■ **Source data**
+++

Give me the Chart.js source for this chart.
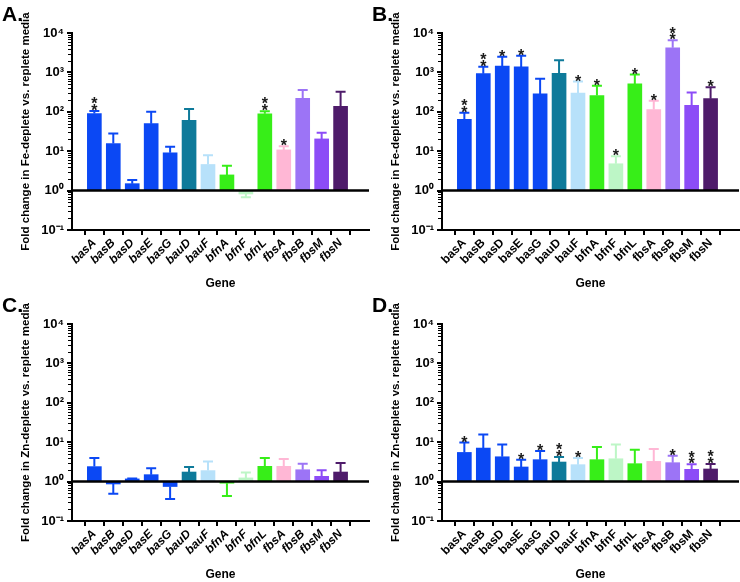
<!DOCTYPE html>
<html><head><meta charset="utf-8">
<script src="https://cdn.jsdelivr.net/npm/chart.js@4/dist/chart.umd.min.js"></script>
<style>
html,body{margin:0;padding:0;background:#fff;}
.p{position:absolute;width:370px;height:291px;}
</style></head><body>
<div class="p" style="left:0;top:0"><canvas id="cA"></canvas></div>
<div class="p" style="left:370px;top:0"><canvas id="cB"></canvas></div>
<div class="p" style="left:0;top:291px"><canvas id="cC"></canvas></div>
<div class="p" style="left:370px;top:291px"><canvas id="cD"></canvas></div>
<script>
// ---- data ----
const genes = ['basA','basB','basD','basE','basG','bauD','bauF','bfnA','bfnF','bfnL','fbsA','fbsB','fbsM','fbsN'];
const yTickValues = [0.1, 1, 10, 100, 1000, 10000];
const yTickLabels = ['10\u207B\u00B9','10\u2070','10\u00B9','10\u00B2','10\u00B3','10\u2074'];

const feA_mean  = [90, 15.6, 1.5, 50, 9.1, 61, 4.6, 2.5, 0.82, 89, 10.8, 220, 20.5, 138];
const feA_error = [105, 28, 1.87, 100, 13, 118, 7.9, 4.3, 0.68, 103, 13.3, 357, 29.6, 325];
const feA_stars = ['**','','','','','','','','','**','*','','',''];

const feB_mean  = [64, 930, 1450, 1380, 285, 950, 300, 258, 4.8, 510, 114, 4200, 147, 215];
const feB_error = [94, 1400, 2480, 2630, 695, 2030, 585, 460, 7.4, 880, 192, 6500, 310, 420];
const feB_stars = ['**','**','*','*','','','*','*','*','*','*','**','','*'];

const znC_mean  = [2.4, 0.87, 1.17, 1.5, 0.75, 1.75, 1.9, 0.91, 1.24, 2.44, 2.44, 2.0, 1.36, 1.75];
const znC_error = [3.96, 0.49, 1.2, 2.17, 0.36, 2.35, 3.26, 0.43, 1.69, 3.96, 3.74, 2.85, 1.93, 2.96];
const znC_stars = ['','','','','','','','','','','','','',''];

const znD_mean  = [5.5, 7.1, 4.27, 2.35, 3.6, 3.14, 2.69, 3.6, 3.8, 2.85, 3.26, 3.02, 2.05, 2.09];
const znD_error = [9.8, 15.7, 8.8, 3.6, 5.95, 4.2, 3.96, 7.5, 8.8, 6.4, 6.7, 4.54, 2.74, 2.8];
const znD_stars = ['*','','','*','*','**','*','','','','','*','**','**'];

// ---- styles ----
const barColors = ['#0b48f4','#0b48f4','#0b48f4','#0b48f4','#0b48f4','#0e7a9a','#b7e1fa','#37ee18','#bdf6c6','#37ee18','#ffb7d5','#9c74f6','#8c4cf7','#4e1b6a'];
const FONT = '"Liberation Sans", Arial, Helvetica, sans-serif';

const decor = {
  id: 'decor',
  afterDatasetsDraw(chart, args, o) {
    const ctx = chart.ctx, ys = chart.scales.y, ca = chart.chartArea;
    ctx.save();
    // minor ticks on y axis
    ctx.strokeStyle = '#000'; ctx.lineWidth = 1;
    for (let d = -1; d < 4; d++) {
      for (let k = 2; k < 10; k++) {
        const py = Math.round(ys.getPixelForValue(k * Math.pow(10, d))) + 0.5;
        ctx.beginPath(); ctx.moveTo(ca.left - 4, py); ctx.lineTo(ca.left, py); ctx.stroke();
      }
    }
    // baseline at 1
    const by = ys.getPixelForValue(1);
    ctx.lineWidth = 2.5;
    ctx.beginPath(); ctx.moveTo(ca.left, by); ctx.lineTo(ca.right, by); ctx.stroke();
    // error bars & stars
    const meta = chart.getDatasetMeta(0);
    meta.data.forEach((bar, i) => {
      const v = o.values[i], e = o.errors[i];
      const yv = ys.getPixelForValue(v), ye = ys.getPixelForValue(e);
      ctx.strokeStyle = barColors[i]; ctx.lineWidth = 2;
      ctx.beginPath();
      ctx.moveTo(bar.x, yv); ctx.lineTo(bar.x, ye);
      ctx.moveTo(bar.x - 5, ye); ctx.lineTo(bar.x + 5, ye);
      ctx.stroke();
      const s = o.stars[i];
      if (s) {
        ctx.fillStyle = '#1a1a1a';
        ctx.font = 'bold 16px ' + FONT;
        ctx.textAlign = 'center'; ctx.textBaseline = 'alphabetic';
        for (let k = 0; k < s.length; k++) {
          ctx.fillText('*', bar.x, ye + 5 - k * 6.8);
        }
      }
    });
    // panel letter
    ctx.fillStyle = '#000';
    ctx.font = 'bold 21px ' + FONT;
    ctx.textAlign = 'left'; ctx.textBaseline = 'alphabetic';
    ctx.fillText(o.letter, 2, 21);
    ctx.restore();
  }
};

function makePanel(id, letter, yTitle, values, errors, stars, italic) {
  new Chart(document.getElementById(id), {
    type: 'bar',
    data: {
      datasets: [{
        data: values.map((v, i) => ({ x: i, y: [1, v] })),
        backgroundColor: barColors,
        borderWidth: 0,
        barThickness: 14
      }]
    },
    options: {
      responsive: true,
      maintainAspectRatio: false,
      animation: false,
      layout: { padding: { top: 33, right: 1, left: 0, bottom: 0 } },
      plugins: {
        legend: { display: false },
        tooltip: { enabled: false },
        decor: { letter: letter, values: values, errors: errors, stars: stars }
      },
      scales: {
        x: {
          type: 'linear',
          min: -0.62, max: 13.94,
          afterBuildTicks: s => { s.ticks = genes.map((g, i) => ({ value: i })); },
          afterFit: s => { s.height = 61; },
          ticks: {
            autoSkip: false, minRotation: 45, maxRotation: 45,
            callback: v => genes[v],
            color: '#000', padding: 1,
            font: { family: FONT, size: 12, weight: 'bold', style: italic ? 'italic' : 'normal' }
          },
          grid: { drawOnChartArea: false, drawTicks: true, tickLength: 5, color: '#000', lineWidth: 2 },
          border: { display: true, color: '#000', width: 2 },
          title: { display: true, text: 'Gene', color: '#000', padding: { top: 0, bottom: 0 },
                   font: { family: FONT, size: 12, weight: 'bold' } }
        },
        y: {
          type: 'logarithmic',
          min: 0.1, max: 10000,
          afterBuildTicks: s => { s.ticks = yTickValues.map(v => ({ value: v, major: true })); },
          afterFit: s => { s.width = 72; },
          ticks: {
            callback: v => yTickLabels[yTickValues.indexOf(v)],
            color: '#000', padding: 3,
            font: { family: FONT, size: 13, weight: 'bold' }
          },
          grid: { drawOnChartArea: false, drawTicks: true, tickLength: 5, color: '#000', lineWidth: 2 },
          border: { display: true, color: '#000', width: 2 },
          title: { display: true, text: yTitle, color: '#000', padding: { top: 19, bottom: 0 },
                   font: { family: FONT, size: 11.5, weight: 'bold' } }
        }
      }
    },
    plugins: [decor]
  });
}

makePanel('cA', 'A.', 'Fold change in Fe-deplete vs. replete media', feA_mean, feA_error, feA_stars, true);
makePanel('cB', 'B.', 'Fold change in Fe-deplete vs. replete media', feB_mean, feB_error, feB_stars, false);
makePanel('cC', 'C.', 'Fold change in Zn-deplete vs. replete media', znC_mean, znC_error, znC_stars, true);
makePanel('cD', 'D.', 'Fold change in Zn-deplete vs. replete media', znD_mean, znD_error, znD_stars, false);
</script>
</body></html>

+++

■ **Problem description**
Working from the lines above, reproduce the material exactly and exclude its pictures.

■ **Output below**
Give me the Chart.js source for this chart.
<!DOCTYPE html>
<html><head><meta charset="utf-8">
<script src="https://cdn.jsdelivr.net/npm/chart.js@4/dist/chart.umd.min.js"></script>
<style>
html,body{margin:0;padding:0;background:#fff;}
.p{position:absolute;width:370px;height:291px;}
</style></head><body>
<div class="p" style="left:0;top:0"><canvas id="cA"></canvas></div>
<div class="p" style="left:370px;top:0"><canvas id="cB"></canvas></div>
<div class="p" style="left:0;top:291px"><canvas id="cC"></canvas></div>
<div class="p" style="left:370px;top:291px"><canvas id="cD"></canvas></div>
<script>
// ---- data ----
const genes = ['basA','basB','basD','basE','basG','bauD','bauF','bfnA','bfnF','bfnL','fbsA','fbsB','fbsM','fbsN'];
const yTickValues = [0.1, 1, 10, 100, 1000, 10000];
const yTickLabels = ['10\u207B\u00B9','10\u2070','10\u00B9','10\u00B2','10\u00B3','10\u2074'];

const feA_mean  = [90, 15.6, 1.5, 50, 9.1, 61, 4.6, 2.5, 0.82, 89, 10.8, 220, 20.5, 138];
const feA_error = [105, 28, 1.87, 100, 13, 118, 7.9, 4.3, 0.68, 103, 13.3, 357, 29.6, 325];
const feA_stars = ['**','','','','','','','','','**','*','','',''];

const feB_mean  = [64, 930, 1450, 1380, 285, 950, 300, 258, 4.8, 510, 114, 4200, 147, 215];
const feB_error = [94, 1400, 2480, 2630, 695, 2030, 585, 460, 7.4, 880, 192, 6500, 310, 420];
const feB_stars = ['**','**','*','*','','','*','*','*','*','*','**','','*'];

const znC_mean  = [2.4, 0.87, 1.17, 1.5, 0.75, 1.75, 1.9, 0.91, 1.24, 2.44, 2.44, 2.0, 1.36, 1.75];
const znC_error = [3.96, 0.49, 1.2, 2.17, 0.36, 2.35, 3.26, 0.43, 1.69, 3.96, 3.74, 2.85, 1.93, 2.96];
const znC_stars = ['','','','','','','','','','','','','',''];

const znD_mean  = [5.5, 7.1, 4.27, 2.35, 3.6, 3.14, 2.69, 3.6, 3.8, 2.85, 3.26, 3.02, 2.05, 2.09];
const znD_error = [9.8, 15.7, 8.8, 3.6, 5.95, 4.2, 3.96, 7.5, 8.8, 6.4, 6.7, 4.54, 2.74, 2.8];
const znD_stars = ['*','','','*','*','**','*','','','','','*','**','**'];

// ---- styles ----
const barColors = ['#0b48f4','#0b48f4','#0b48f4','#0b48f4','#0b48f4','#0e7a9a','#b7e1fa','#37ee18','#bdf6c6','#37ee18','#ffb7d5','#9c74f6','#8c4cf7','#4e1b6a'];
const FONT = '"Liberation Sans", Arial, Helvetica, sans-serif';

const decor = {
  id: 'decor',
  afterDatasetsDraw(chart, args, o) {
    const ctx = chart.ctx, ys = chart.scales.y, ca = chart.chartArea;
    ctx.save();
    // minor ticks on y axis
    ctx.strokeStyle = '#000'; ctx.lineWidth = 1;
    for (let d = -1; d < 4; d++) {
      for (let k = 2; k < 10; k++) {
        const py = Math.round(ys.getPixelForValue(k * Math.pow(10, d))) + 0.5;
        ctx.beginPath(); ctx.moveTo(ca.left - 4, py); ctx.lineTo(ca.left, py); ctx.stroke();
      }
    }
    // baseline at 1
    const by = ys.getPixelForValue(1);
    ctx.lineWidth = 2.5;
    ctx.beginPath(); ctx.moveTo(ca.left, by); ctx.lineTo(ca.right, by); ctx.stroke();
    // error bars & stars
    const meta = chart.getDatasetMeta(0);
    meta.data.forEach((bar, i) => {
      const v = o.values[i], e = o.errors[i];
      const yv = ys.getPixelForValue(v), ye = ys.getPixelForValue(e);
      ctx.strokeStyle = barColors[i]; ctx.lineWidth = 2;
      ctx.beginPath();
      ctx.moveTo(bar.x, yv); ctx.lineTo(bar.x, ye);
      ctx.moveTo(bar.x - 5, ye); ctx.lineTo(bar.x + 5, ye);
      ctx.stroke();
      const s = o.stars[i];
      if (s) {
        ctx.fillStyle = '#1a1a1a';
        ctx.font = 'bold 16px ' + FONT;
        ctx.textAlign = 'center'; ctx.textBaseline = 'alphabetic';
        for (let k = 0; k < s.length; k++) {
          ctx.fillText('*', bar.x, ye + 5 - k * 6.8);
        }
      }
    });
    // panel letter
    ctx.fillStyle = '#000';
    ctx.font = 'bold 21px ' + FONT;
    ctx.textAlign = 'left'; ctx.textBaseline = 'alphabetic';
    ctx.fillText(o.letter, 2, 21);
    ctx.restore();
  }
};

function makePanel(id, letter, yTitle, values, errors, stars, italic) {
  new Chart(document.getElementById(id), {
    type: 'bar',
    data: {
      datasets: [{
        data: values.map((v, i) => ({ x: i, y: [1, v] })),
        backgroundColor: barColors,
        borderWidth: 0,
        barThickness: 14
      }]
    },
    options: {
      responsive: true,
      maintainAspectRatio: false,
      animation: false,
      layout: { padding: { top: 33, right: 1, left: 0, bottom: 0 } },
      plugins: {
        legend: { display: false },
        tooltip: { enabled: false },
        decor: { letter: letter, values: values, errors: errors, stars: stars }
      },
      scales: {
        x: {
          type: 'linear',
          min: -0.62, max: 13.94,
          afterBuildTicks: s => { s.ticks = genes.map((g, i) => ({ value: i })); },
          afterFit: s => { s.height = 61; },
          ticks: {
            autoSkip: false, minRotation: 45, maxRotation: 45,
            callback: v => genes[v],
            color: '#000', padding: 1,
            font: { family: FONT, size: 12, weight: 'bold', style: italic ? 'italic' : 'normal' }
          },
          grid: { drawOnChartArea: false, drawTicks: true, tickLength: 5, color: '#000', lineWidth: 2 },
          border: { display: true, color: '#000', width: 2 },
          title: { display: true, text: 'Gene', color: '#000', padding: { top: 0, bottom: 0 },
                   font: { family: FONT, size: 12, weight: 'bold' } }
        },
        y: {
          type: 'logarithmic',
          min: 0.1, max: 10000,
          afterBuildTicks: s => { s.ticks = yTickValues.map(v => ({ value: v, major: true })); },
          afterFit: s => { s.width = 72; },
          ticks: {
            callback: v => yTickLabels[yTickValues.indexOf(v)],
            color: '#000', padding: 3,
            font: { family: FONT, size: 13, weight: 'bold' }
          },
          grid: { drawOnChartArea: false, drawTicks: true, tickLength: 5, color: '#000', lineWidth: 2 },
          border: { display: true, color: '#000', width: 2 },
          title: { display: true, text: yTitle, color: '#000', padding: { top: 19, bottom: 0 },
                   font: { family: FONT, size: 11.5, weight: 'bold' } }
        }
      }
    },
    plugins: [decor]
  });
}

makePanel('cA', 'A.', 'Fold change in Fe-deplete vs. replete media', feA_mean, feA_error, feA_stars, true);
makePanel('cB', 'B.', 'Fold change in Fe-deplete vs. replete media', feB_mean, feB_error, feB_stars, false);
makePanel('cC', 'C.', 'Fold change in Zn-deplete vs. replete media', znC_mean, znC_error, znC_stars, true);
makePanel('cD', 'D.', 'Fold change in Zn-deplete vs. replete media', znD_mean, znD_error, znD_stars, false);
</script>
</body></html>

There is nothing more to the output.